More specifically, bottom liquid draw-off product passes through line 58 to a third flash evaporator 60 where it is introduced into the vapor space, along with recycled and heated liquid from recycle line 62 and heat exchanger 64, (wherein a hot heat exchange liquid, such as "Dowtherm" liquid, a commercial product of the Dow Chemical Co., is the heating media), which provides the heat input to evaporator 60. Again, as in the previous evaporator stages, recycle liquid in line 62 is combined with stage feed in line 58 just prior to release in the vapor space of evaporator 60. The liquid is maintained at a predetermined level in evaporator 60 by liquid level controller 66 associated with a stage output valve 68. Overhead vapors are collected and condensed in a cooler 70, usually with cold water as the cooling fluid, to which a steam aspirator 72 is connected to maintain the pressure in evaporator 60 at 6-8 torr, preferably about 7 torr. The recycled liquid draw-off is heated in heat exchanger 64 to a temperature in the range of 600.degree.-650.degree.F (preferably 625.degree.F) to maintain a temperature in evaporator 60 on that order.

Condensate product from cooler 70 after passing through accumulator 73 is steam stripped in stripper 74, the overhead vapors of which are condensed in cold water cooler 75. The bottom product of steam stripper 74 is a lube oil within the range of SAE 10. The bottom liquid draw-off of evaporator 60 may also be used or sold as fuel oil (with volatility characteristics comparable to to that of Number 5 or 6 fuel oil). However, it is preferably fed through line 76 to fourth flash evaporator 80. A cold water condenser 84 receives and condenses the overhead product from evaporator 80 and passes the condensate through accumulator 81 to steam stripper 86. The product of stripper 86 is a lubricant within the viscosity range of SAE 20 or 30 oil. Steam aspirator 82 in connection with the vapor side of condenser 84 maintains the pressure in evaporator 80 at about 11/2 - 3 torr. Liquid level controller 83 in accumulator 81 controls valve 85 to draw-off condensate from accumulator 81 to steam stripper 86. Unvaporized liquid from evaporator 80 is drawn off and may be sold as a high boiling point residual oil product or for other purposes where a heavy petroleum fraction is required. A substantial proportion of the liquid drawn off from evaporator 80 is recycled through recycle line 87 to evaporator 80, after passing through Dowtherm-heated heat exchanger 78. In heat exchanger 78, the liquid is heated to 630.degree.-680.degree.F to maintain a temperature in that range, and preferably about 650.degree.F, in evaporator 80.

While this invention has been described with respect to its essential components, it should be understood that some variation and modification of these components may be made by those skilled in the art without departing from the scope of the invention.

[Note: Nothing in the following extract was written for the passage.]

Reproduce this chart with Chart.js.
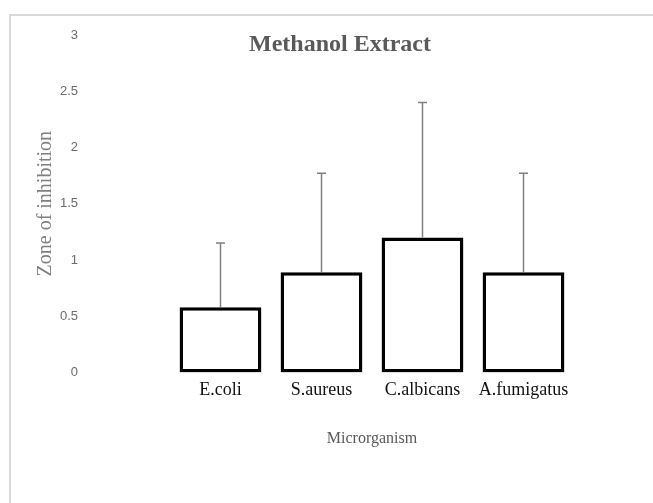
<!DOCTYPE html>
<html>
<head>
<meta charset="utf-8">
<script src="https://cdn.jsdelivr.net/npm/chart.js@4.4.0/dist/chart.umd.min.js"></script>
<style>
  body { margin: 0; background: #fff; overflow: hidden; }
  #frame { position: absolute; left: 9px; top: 14px; width: 700px; height: 600px;
           border-top: 2px solid #d9d9d9; border-left: 2px solid #d9d9d9; }
  #wrap { position: absolute; left: 0; top: 0; width: 653px; height: 503px; }
</style>
</head>
<body>
<div id="frame"></div>
<div id="wrap"><canvas id="myChart" width="653" height="503"></canvas></div>
<script>
var categories = ['E.coli', 'S.aureus', 'C.albicans', 'A.fumigatus'];
var zoneMeans = [0.58, 0.89, 1.2, 0.89];
var zoneErrors = [0.57, 0.88, 1.2, 0.88];
var yTicks = [0, 0.5, 1, 1.5, 2, 2.5, 3];

// error bars (upper only) drawn from the data through the y scale
var errorBars = {
  id: 'errorBars',
  afterDatasetsDraw: function(chart) {
    var ctx = chart.ctx;
    var meta = chart.getDatasetMeta(0);
    var y = chart.scales.y;
    ctx.save();
    ctx.strokeStyle = '#7f7f7f';
    ctx.lineWidth = 1.5;
    meta.data.forEach(function(bar, i) {
      var top = y.getPixelForValue(zoneMeans[i] + zoneErrors[i]);
      var base = y.getPixelForValue(zoneMeans[i]);
      ctx.beginPath();
      ctx.moveTo(bar.x, base);
      ctx.lineTo(bar.x, top);
      ctx.moveTo(bar.x - 4.5, top);
      ctx.lineTo(bar.x + 4.5, top);
      ctx.stroke();
    });
    ctx.restore();
  }
};

// title sits inside the plot area, so draw it here
var insideTitle = {
  id: 'insideTitle',
  afterDraw: function(chart) {
    var ctx = chart.ctx;
    ctx.save();
    ctx.font = 'bold 24px "Liberation Serif", serif';
    ctx.fillStyle = '#595959';
    ctx.textAlign = 'center';
    ctx.textBaseline = 'middle';
    ctx.fillText('Methanol Extract', 340, 45);
    ctx.restore();
  }
};

var ctx = document.getElementById('myChart').getContext('2d');
var chart = new Chart(ctx, {
    type: 'bar',
    data: {
        labels: categories,
        datasets: [{
            label: 'Zone of inhibition',
            data: zoneMeans,
            backgroundColor: '#ffffff',
            borderColor: '#000000',
            borderWidth: 3.5,
            borderSkipped: false,
            categoryPercentage: 1,
            barPercentage: 0.81
        }]
    },
    options: {
        responsive: false,
        animation: false,
        layout: { padding: { left: 34, right: 79, top: 35, bottom: 55 } },
        plugins: {
            legend: { display: false },
            tooltip: { enabled: false }
        },
        scales: {
            x: {
                grid: { display: false, drawTicks: false },
                border: { display: false },
                ticks: {
                    padding: 7,
                    color: '#111111',
                    font: { family: '"Liberation Serif", serif', size: 18 }
                },
                title: {
                    display: true,
                    text: 'Microrganism',
                    color: '#595959',
                    padding: { top: 0, bottom: 0 },
                    font: { family: '"Liberation Serif", serif', size: 16 }
                },
                afterFit: function(scale) { scale.height = 75.6; }
            },
            y: {
                min: 0,
                max: 3,
                grid: { display: false, drawTicks: false },
                border: { display: false },
                afterBuildTicks: function(scale) {
                    scale.ticks = yTicks.map(function(v) { return { value: v }; });
                },
                ticks: {
                    padding: 92,
                    color: '#6b6b6b',
                    font: { family: '"Liberation Sans", sans-serif', size: 13 },
                    callback: function(v) { return String(v); }
                },
                title: {
                    display: true,
                    text: 'Zone of inhibition',
                    color: '#7f7f7f',
                    padding: { top: 0, bottom: 0 },
                    font: { family: '"Liberation Serif", serif', size: 20 }
                },
                afterFit: function(scale) {
                    scale.width = 136;
                    scale.paddingTop = 8;
                    scale.paddingBottom = 8;
                }
            }
        }
    },
    plugins: [errorBars, insideTitle]
});
</script>
</body>
</html>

As indicated throughout the description, many of the intermediate streams in the preferred embodiment of this invention may be withdrawn in whole or in part as product streams. In particular, the filtered product stream from the first flash evaporation stage is, it should again be noted, a useful saleable product. A feasible used oil refining process and apparatus may therefore encompass the first flash evaporation stage and subsequent filter alone.

It should be further noted that some preliminary filtration of the feed stream introduced in flash evaporator 10 may be desirable, and in some cases necessary, depending on the degree of contamination in the used oil supply. Similarly, any one or more of the products of this invention may be further refined and treated, such as by clay percolation to pick up color bodies.